Case 1: Balanced class Here, we have 50 samples from the positive class and 50 samples from the negative class. The model predicts 45 of 50 samples correctly for the positive class and 39 of 50 samples correctly for the negative class.

>> import numpy as np
>> cm = np.array([[45, 11],
                  [5, 39]])
>> print(compute_metrics(cm))

# Note that values have been rounded up to 2 decimal places
output: {'sensitivity': 0.90, 'specificity': 0.78, 'accuracy': 0.84, 'uar': 0.84}

Since the classes are balanced, the UAR and accuracy both give similar information

Case 2: Imbalanced class In this case, we have 20 samples from the positive class and 80 samples from negative class. The model predicts 4 of 20 samples correctly for the positive class and 75 of 80 samples correcly for the negative class.

>> cm = np.array([[4, 5],
                  [16, 75]])
>> print(compute_metrics(cm))

output: {'sensitivity': 0.20, 'specificity': 0.94, 'accuracy': 0.79, 'uar': 0.57}

Here, the accuracy is over optimistic and indicating that we are doing well on about $79 \%$ of the samples. This is because of the size of samples of the negative class. However, the UAR gives a truer result showing that we still have work to do. Looking at the specificity and sensitivity closely, they show where the problem lies. The model is doing poorly on the positive class (as indicated by the sensitivity, $20 \%$)
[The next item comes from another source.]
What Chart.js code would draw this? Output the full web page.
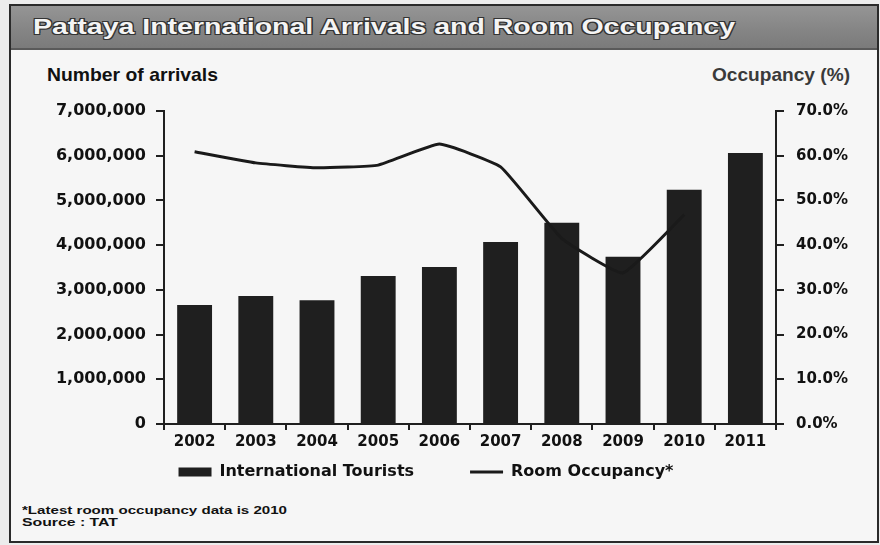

You can play with different formulations of the confusion matrix to better understand how class imbalance affects the scores.

I first saw the UAR score on Charles Onu’s Master thesis in the section “Balanced Classification Accuracy and Misclassification Loss”. This is a decomposition of the equation.

Update Sep 11, 21: Fixed in a bug in computing the UAR in an earlier version of this article, and added clearer examples

Conclusion

Accuracy is the most used metric for evaluating machine learning classification tasks. In this article, we decomposed the accuracy into individual ratios composed of the sensitivity and specificity weighted by a class ratio. Then, we fixed the bias in the accuracy by giving equal weights to both scores. This led to the Unweighted Average Recall.